Das Volk: A Final Figure who does not collapse

The Mother of Mercy as a Pillar for the People

 
 

Das Volk (The People), Shane Monds (2026) after K. Kollwitz (1923). Artist proof on Japan laid paper. Oil ink. Paper dimensions: 24.75” x 18.25” ; Image dimensions: approx. 13.75” x 11.8”

Behind the Image: Das Volk

The final plate of the Krieg Series was the first image I began studying in earnest in October of 2025. The seven print folio of Kollwitz's Krieg has a defining arc:

  1. A mother is offering her child, almost akin to Abraham, a parallel Kollwitz herself remarked upon asking why only Abraham was spared the sacrifice.

  2. The young volunteers are enthusiastically looking upward at the opportunity to "grow and become men and take on responsibility," (a sentiment when her 18 year old Peter asked permission to join the war in the opening days as a volunteer). Yet the leader of the troupe is death himself, a figure that would later become the central theme of Kollwitz's later period.

  3. Next, the first widow is the only figure who appears alone, the most interior, the first person who is mourning loss. Her hands show that she is not alone but carrying a child, a fatherless unborn already wrapped in comfort by the mother.

  4. The second widow is the largest and in a striking pose of full exhaustion along a floor, no emotion left to give, her infant child draped over her like a small blanket, receiving comfort and giving it.

  5. Older parents grieving the presumed loss of a late teenage or early twenties youth. It is a pietà with no body, the experience of Kollwitz herself.

  6. The Mothers: the first image of action after the loss, a circle of mothers as a unit becomes one in the composition to protect children while an innocent wide-eyed adolescent peeks from the circle of protection.

  7. Finally, the print of "the people" or "the nation" is a piece that contains layers of subjects. In the closest foreground, a child perhaps bandaged, being guarded by the strong hand of a veiled, stoic figure in the central foreground. This is widely said to be the mother of mercy to which the nation is clinging. The first row shows faces of anguish and despair, hands gripping faces. The second row, people hollowed or terrified. In the back, emptiness of eyes in fear, sadness or worry. All of the nation is unable to attend to one another. The hope lies in the one figure who does not bend, who does not seem destroyed by the war: the face of mercy herself.

I began with mercy because this image is where I wish to pick up, as she left off.

This plate also contains some of the largest solid black fields, the composition being solely of faces and hands, the central theme of the series, which represents the psychology of grief (face) and the duty of survival (hands). The title Das Volk carries more connotation in German and is even a loaded word of the national hubris that promised the war was just in the opening months. By the fourth year, Kollwitz expressed that no objective, no matter how beneficial for the nation, could ever be worth the price paid over the course of the war. No national objective is so important that it would consume its own people.

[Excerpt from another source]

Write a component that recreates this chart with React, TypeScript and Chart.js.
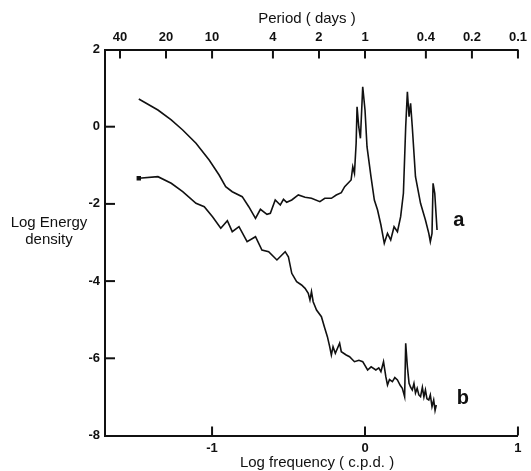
import React, { useEffect, useRef } from "react";
import { Chart, registerables } from "chart.js";

Chart.register(...registerables);

// Curve a (log frequency, log energy density)
const aLogFreq = [
  -1.479, -1.354, -1.267, -1.192, -1.105, -1.019, -0.954, -0.911, -0.868, -0.803,
  -0.760, -0.716, -0.684, -0.641, -0.619, -0.587, -0.554, -0.533, -0.512, -0.479,
  -0.436, -0.392, -0.350, -0.295, -0.263, -0.220, -0.188, -0.155, -0.133, -0.091,
  -0.080, -0.069, -0.058, -0.052, -0.041, -0.030, -0.015, 0.0, 0.013, 0.039,
  0.061, 0.082, 0.104, 0.126, 0.147, 0.168, 0.190, 0.212, 0.233, 0.251,
  0.266, 0.277, 0.288, 0.298, 0.309, 0.330, 0.363, 0.395, 0.417, 0.427,
  0.438, 0.445, 0.456, 0.460, 0.471,
];
const aLogEnergy = [
  0.718, 0.433, 0.174, -0.085, -0.430, -0.863, -1.251, -1.554, -1.684, -1.813,
  -2.073, -2.373, -2.140, -2.269, -2.244, -1.899, -2.028, -1.881, -1.959, -1.899,
  -1.769, -1.829, -1.855, -1.943, -1.855, -1.855, -1.769, -1.710, -1.554, -1.381,
  -1.036, -1.207, -0.430, 0.518, 0.0, -0.301, 1.036, 0.433, -0.518, -1.295,
  -1.899, -2.158, -2.547, -3.021, -2.762, -2.935, -2.591, -2.720, -2.332, -1.725,
  0.0, 0.907, 0.259, 0.606, 0.0, -1.295, -1.984, -2.417, -2.762, -2.979,
  -2.762, -1.466, -1.725, -1.984, -2.676,
];

// Curve b
const bLogFreq = [
  -1.479, -1.354, -1.267, -1.192, -1.105, -1.051, -0.997, -0.943, -0.900, -0.868,
  -0.824, -0.771, -0.716, -0.674, -0.630, -0.576, -0.522, -0.501, -0.479, -0.447,
  -0.415, -0.392, -0.371, -0.360, -0.350, -0.339, -0.317, -0.285, -0.263, -0.246,
  -0.231, -0.220, -0.209, -0.194, -0.166, -0.155, -0.123, -0.101, -0.069, -0.040,
  -0.015, 0.017, 0.040, 0.071, 0.090, 0.104, 0.121, 0.136, 0.147, 0.160,
  0.179, 0.195, 0.212, 0.230, 0.244, 0.259, 0.266, 0.277, 0.288, 0.298,
  0.309, 0.320, 0.330, 0.341, 0.352, 0.363, 0.375, 0.385, 0.395, 0.405,
  0.417, 0.427, 0.438, 0.449, 0.458, 0.466,
];
const bLogEnergy = [
  -1.337, -1.295, -1.466, -1.684, -1.984, -2.073, -2.332, -2.632, -2.435, -2.720,
  -2.591, -2.979, -2.850, -3.194, -3.238, -3.453, -3.238, -3.368, -3.798, -4.016,
  -4.101, -4.187, -4.316, -4.490, -4.275, -4.534, -4.749, -4.922, -5.223, -5.440,
  -5.699, -5.915, -5.699, -5.870, -5.611, -5.829, -5.915, -5.959, -6.088, -6.050,
  -6.088, -6.303, -6.220, -6.303, -6.250, -6.347, -6.088, -6.477, -6.692, -6.550,
  -6.606, -6.500, -6.562, -6.700, -6.777, -6.995, -5.611, -6.218, -6.648, -6.750,
  -6.821, -6.650, -6.900, -6.777, -6.950, -6.995, -6.750, -7.000, -6.821, -7.050,
  -7.080, -6.950, -7.254, -7.080, -7.350, -7.211,
];

const yTickValues = [-8, -6, -4, -2, 0, 2];
const xTickValues = [-1, 0, 1];
const periodDays = [40, 20, 10, 4, 2, 1, 0.4, 0.2, 0.1];
const periodLabels = ["40", "20", "10", "4", "2", "1", "0.4", "0.2", "0.1"];
const curveNames = ["a", "b"];

const X_MIN = -1.7;
const X_MAX = 1;
const Y_MIN = -8;
const Y_MAX = 2;
const INK = "#111";
const FAMILY = "'Liberation Sans', Arial, sans-serif";

const decorPlugin = {
  id: "decor",
  afterDraw(chart: any) {
    const ctx = chart.ctx as CanvasRenderingContext2D;
    const ca = chart.chartArea;
    const sx = chart.scales.x;
    const sx2 = chart.scales.x2;
    const sy = chart.scales.y;
    ctx.save();
    ctx.strokeStyle = INK;
    ctx.lineWidth = 2;
    const line = (x1: number, y1: number, x2: number, y2: number) => {
      ctx.beginPath();
      ctx.moveTo(x1, y1);
      ctx.lineTo(x2, y2);
      ctx.stroke();
    };
    xTickValues.forEach((v) => {
      const px = sx.getPixelForValue(v);
      line(px, ca.bottom, px, ca.bottom - 9);
    });
    periodDays.forEach((p) => {
      const px = sx2.getPixelForValue(-Math.log10(p));
      line(px, ca.top, px, ca.top + 9);
    });
    yTickValues.forEach((v) => {
      if (v === Y_MAX || v === Y_MIN) return;
      const py = sy.getPixelForValue(v);
      line(ca.left, py, ca.left + 10, py);
    });

    ctx.fillStyle = INK;
    ctx.textAlign = "center";
    ctx.textBaseline = "middle";
    ctx.font = `15px ${FAMILY}`;
    ctx.fillText("Period ( days )", 307, 19);
    ctx.fillText("Log frequency ( c.p.d. )", 317, 463);
    ctx.fillText("Log Energy", 49, 223);
    ctx.fillText("density", 49, 240);

    ctx.font = `bold 20px ${FAMILY}`;
    ctx.fillText(curveNames[0], sx.getPixelForValue(0.613), sy.getPixelForValue(-2.44));
    ctx.fillText(curveNames[1], sx.getPixelForValue(0.639), sy.getPixelForValue(-7.05));
    ctx.restore();
  },
};

export default function App() {
  const ref = useRef<HTMLCanvasElement | null>(null);

  useEffect(() => {
    if (!ref.current) return;
    const tickFont = { family: FAMILY, size: 13, weight: "bold" as const };
    const chart = new Chart(ref.current, {
      type: "line",
      data: {
        datasets: [
          {
            label: curveNames[0],
            data: aLogFreq.map((x, i) => ({ x, y: aLogEnergy[i] })),
            borderColor: INK,
            borderWidth: 1.6,
            pointRadius: 0,
            tension: 0,
            fill: false,
          },
          {
            label: curveNames[1],
            data: bLogFreq.map((x, i) => ({ x, y: bLogEnergy[i] })),
            borderColor: INK,
            backgroundColor: INK,
            borderWidth: 1.6,
            pointRadius: bLogFreq.map((_, i) => (i === 0 ? 2 : 0)),
            pointStyle: "rect",
            tension: 0,
            fill: false,
          },
        ],
      },
      options: {
        animation: false,
        responsive: false,
        devicePixelRatio: 1,
        layout: { padding: { left: 0, top: 0, right: 9.3, bottom: 0 } },
        plugins: { legend: { display: false }, tooltip: { enabled: false } },
        scales: {
          x: {
            type: "linear",
            position: "bottom",
            min: X_MIN,
            max: X_MAX,
            grid: { display: false, drawTicks: false },
            border: { display: true, color: INK, width: 2 },
            ticks: {
              padding: 5,
              color: INK,
              font: tickFont,
              maxRotation: 0,
              autoSkip: false,
              callback: (v: any) => String(v),
            },
            afterBuildTicks: (s: any) => {
              s.ticks = xTickValues.map((v) => ({ value: v }));
            },
            afterFit: (s: any) => {
              s.height = 35.5;
            },
          },
          x2: {
            type: "linear",
            position: "top",
            min: X_MIN,
            max: X_MAX,
            grid: { display: false, drawTicks: false },
            border: { display: true, color: INK, width: 2 },
            ticks: {
              padding: 4,
              color: INK,
              font: tickFont,
              maxRotation: 0,
              autoSkip: false,
              callback: (_v: any, i: number) => periodLabels[i],
            },
            afterBuildTicks: (s: any) => {
              s.ticks = periodDays.map((p) => ({ value: -Math.log10(p) }));
            },
            afterFit: (s: any) => {
              s.height = 49.5;
            },
          },
          y: {
            type: "linear",
            position: "left",
            min: Y_MIN,
            max: Y_MAX,
            grid: { display: false, drawTicks: false },
            border: { display: true, color: INK, width: 2 },
            ticks: {
              padding: 5,
              color: INK,
              font: tickFont,
              autoSkip: false,
              callback: (v: any) => String(v),
            },
            afterBuildTicks: (s: any) => {
              s.ticks = yTickValues.map((v) => ({ value: v }));
            },
            afterFit: (s: any) => {
              s.width = 105;
            },
          },
        },
      },
      plugins: [decorPlugin],
    });
    return () => chart.destroy();
  }, []);

  return (
    <div style={{ position: "absolute", left: 0, top: 0, width: 531, height: 471, background: "#fff" }}>
      <canvas ref={ref} width={531} height={471} style={{ display: "block", width: 531, height: 471 }} />
    </div>
  );
}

The body of the mother of mercy is so subtly framed by the surrounding faces as to allude to her veil and outer garments, to which the suggestion of a hand is gripping onto her.

Shane Monds, Plate VII, Das Volk after Kollwitz in process of carving. Detail on the figure grasping the mother of mercy.

In this work, as with all my work in this series, I did study drawings from which I scaled the study and then redrew only the negative space in red pencil and then Micron pen — the red representing what will be removed through carving. The block is stained black, its final printing color. As I carve the red away, it reveals the light grey underneath, simulating what the final result will look like. I work under a 2.5x magnification headset and up to 1200% magnification from high-definition scans of her original. From that original on my tablet at my workbench, I carve observing splinter marks, places where the grain fought her hand, and the type and size of gouges. Cuts arise from small knife work and chisels, or they may be singular strokes of a V-gouge cutting directly through the wood, or small hatches grazing the surface with the finest tools possible. As I work, the exact mark-making energy is the most important thing. Mistakes, if a line is 0.3mm too wide or too narrow, do not affect the impact on the viewer. But the force and depth of the gouge, the intentionality, the intensity, and the detail of the hatching and types of break in the line are what give her work its immediacy.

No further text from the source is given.